In one of the worst incidents, Italian carabinieri shot and killed Carlo Giuliani, a 23-year-old protestor, at the 2001 G8 summit in Genoa. Evidence of police provocations emerged in the aftermath of the Genoa demonstration. And last June, similar provocations were revealed following the protests at the G8 summit in Rostock, Germany.

Just last month in Canada, police provocateurs infiltrated a protest in Montebello where Bush was meeting with other North American leaders. The three agents had dressed in black and covered their faces with masks, while one of them was carrying a large rock in his hand. When protest organisers identified the men as provocateurs, they quickly sought refuge behind a line of riot police.
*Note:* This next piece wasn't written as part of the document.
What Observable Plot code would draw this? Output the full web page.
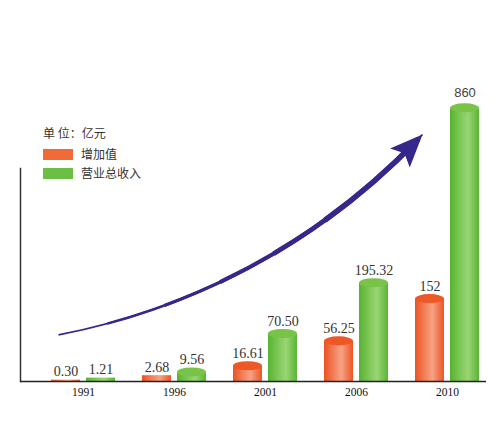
<!DOCTYPE html>
<html><head><meta charset="utf-8">
<script src="https://cdn.jsdelivr.net/npm/d3@7"></script>
<script src="https://cdn.jsdelivr.net/npm/@observablehq/plot@0.6"></script>
<style>
body{margin:0;background:#fff;}
#wrap{position:relative;width:500px;height:427px;overflow:hidden;background:#fff;}
#wrap svg{position:absolute;left:0;top:0;}
.leg{position:absolute;font-family:"Noto Sans CJK SC";font-size:12px;color:#333;line-height:14px;white-space:nowrap;}
.sw{position:absolute;width:30px;height:11px;}
</style></head><body>
<div id="wrap"></div>
<script>
const years = ["1991", "1996", "2001", "2006", "2010"];
const addedValue = [0.30, 2.68, 16.61, 56.25, 152];
const revenue = [1.21, 9.56, 70.50, 195.32, 860];
const addedLabels = ["0.30", "2.68", "16.61", "56.25", "152"];
const revenueLabels = ["1.21", "9.56", "70.50", "195.32", "860"];
const seriesNames = ["增加值", "营业总收入"];
const unitText = "单 位：亿元";
const arrowNote = [{from: "1991", fromValue: 60, to: "2010", toValue: 722}];

const rowsA = years.map((y, i) => ({year: y, value: addedValue[i], label: addedLabels[i]}));
const rowsR = years.map((y, i) => ({year: y, value: revenue[i], label: revenueLabels[i]}));
const big = d => d.value > 5;
const small = d => d.value <= 5;

const defs = () => {
  const g = d3.create("svg:defs");
  const mk = (id, stops) => {
    const lg = g.append("linearGradient").attr("id", id).attr("x1", 0).attr("x2", 1).attr("y1", 0).attr("y2", 0);
    stops.forEach(([o, c]) => lg.append("stop").attr("offset", o).attr("stop-color", c));
  };
  mk("gO", [[0, "#EC5222"], [0.35, "#F2825C"], [0.6, "#F6A284"], [1, "#ED5424"]]);
  mk("gG", [[0, "#58B331"], [0.35, "#7EC757"], [0.62, "#9AD575"], [1, "#5AB434"]]);
  return g.node();
};

const headSymbol = {
  draw(ctx, size) {
    const r = Math.sqrt(size / Math.PI);
    const L = r * 2.5, w = r * 1.05;
    ctx.moveTo(0, 0);
    ctx.lineTo(w, L);
    ctx.lineTo(0, L * 0.8);
    ctx.lineTo(-w, L);
    ctx.closePath();
  }
};

const barW = 35;
const arrowColor = "#35278C";
const arrowBase = {x1: "from", y1: "fromValue", x2: "to", y2: "toValue", bend: -18, dx: -25, stroke: arrowColor, headLength: 0, strokeLinecap: "butt"};
const taper = [[1.6, 0], [2.4, 50], [3.2, 110], [4.0, 170], [4.8, 230], [5.6, 290]];

const chart = Plot.plot({
  width: 500,
  height: 427,
  marginLeft: 20,
  marginRight: 14,
  marginBottom: 46,
  marginTop: 168,
  style: {background: "transparent", overflow: "visible"},
  x: {domain: years, paddingInner: 0.30, paddingOuter: 0.1965, align: 0.807},
  y: {type: "pow", exponent: 0.67, domain: [0, 579], axis: null},
  marks: [
    defs,
    Plot.frame({anchor: "left", stroke: "#333", strokeWidth: 1.5}),
    ...taper.map(([w, s]) => Plot.arrow(arrowNote, {...arrowBase, strokeWidth: w, insetStart: s, insetEnd: s > 0 ? 6 : 0})),
    Plot.dot(arrowNote, {x: "to", y: "toValue", dx: -25, symbol: headSymbol, r: 13, fill: arrowColor, stroke: "none", rotate: 44}),
    Plot.barY(rowsA.filter(small), {x: "year", y: "value", fill: "url(#gO)", insetRight: barW}),
    Plot.barY(rowsA.filter(big), {x: "year", y: "value", fill: "url(#gO)", insetRight: barW, insetTop: 4.5}),
    Plot.barY(rowsA.filter(big), {x: "year", y1: "value", y2: "value", fill: "#EE5726", insetRight: barW, insetBottom: -9, rx: 14.5, ry: 4.5}),
    Plot.barY(rowsR.filter(small), {x: "year", y: "value", fill: "url(#gG)", insetLeft: barW}),
    Plot.barY(rowsR.filter(big), {x: "year", y: "value", fill: "url(#gG)", insetLeft: barW, insetTop: 4.5}),
    Plot.barY(rowsR.filter(big), {x: "year", y1: "value", y2: "value", fill: "#79C448", insetLeft: barW, insetBottom: -9, rx: 14, ry: 4.5}),
    Plot.ruleY([0], {stroke: "#222", strokeWidth: 1.5}),
    Plot.text(rowsA, {x: "year", y: "value", text: "label", dx: -17.5, dy: -4, lineAnchor: "bottom", fontFamily: "Liberation Serif", fontSize: 14, fill: "#333"}),
    Plot.text(rowsR.filter(d => d.value < 500), {x: "year", y: "value", text: "label", dx: 17.5, dy: -4, lineAnchor: "bottom", fontFamily: "Liberation Serif", fontSize: 14, fill: "#333"}),
    Plot.text(rowsR.filter(d => d.value >= 500), {x: "year", y: "value", text: "label", dx: 17.5, dy: -7, lineAnchor: "bottom", fontFamily: "Liberation Sans", fontSize: 13, fill: "#444"}),
    Plot.axisX({tickSize: 0, tickPadding: 6, fontFamily: "Liberation Serif", fontSize: 11.5, label: null, fill: "#111"})
  ]
});

const wrap = document.getElementById("wrap");
wrap.appendChild(chart);

const addDiv = (cls, css, text) => {
  const d = document.createElement("div");
  d.className = cls;
  Object.assign(d.style, css);
  if (text) d.textContent = text;
  wrap.appendChild(d);
};
addDiv("leg", {left: "43px", top: "126px"}, unitText);
addDiv("sw", {left: "43px", top: "149px", background: "#F26A35"});
addDiv("leg", {left: "81px", top: "147px"}, seriesNames[0]);
addDiv("sw", {left: "43px", top: "168px", background: "#6CBF45"});
addDiv("leg", {left: "81px", top: "166px"}, seriesNames[1]);
</script>
</body></html>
Canadian police later admitted the men were cops but claimed they were only monitoring the protest. However, video footage of the incident, which has been widely circulated on the Internet, indicates that the agents intended to provoke clashes. (See “Canada: Police agent-provocateurs unmasked at Montebello summit protests”)

A similar provocation during the next week in Sydney is entirely possible—leading to serious injuries or even deaths. The Howard government is staring defeat in the face at federal elections due later this year and nothing would suit it more than an incident that “justifies” the APEC security measures, facilitates the deployment of the military onto the streets, and paves the way for a “national security” scare campaign.

Regardless of Howard’s immediate calculations, the APEC security preparations reflect broader international processes. In country after country, including the United States itself, enormous political tensions are being generated by the deepening divide between rich and poor and the resort to militarism and war. Governments around the world are responding to mass antiwar sentiment and growing political opposition by abrogating fundamental democratic rights and developing new repressive measures. This is the context in which the Howard government, in tandem with the state Labor government, and with the full backing of the federal Labor Party, has mounted the current APEC operation.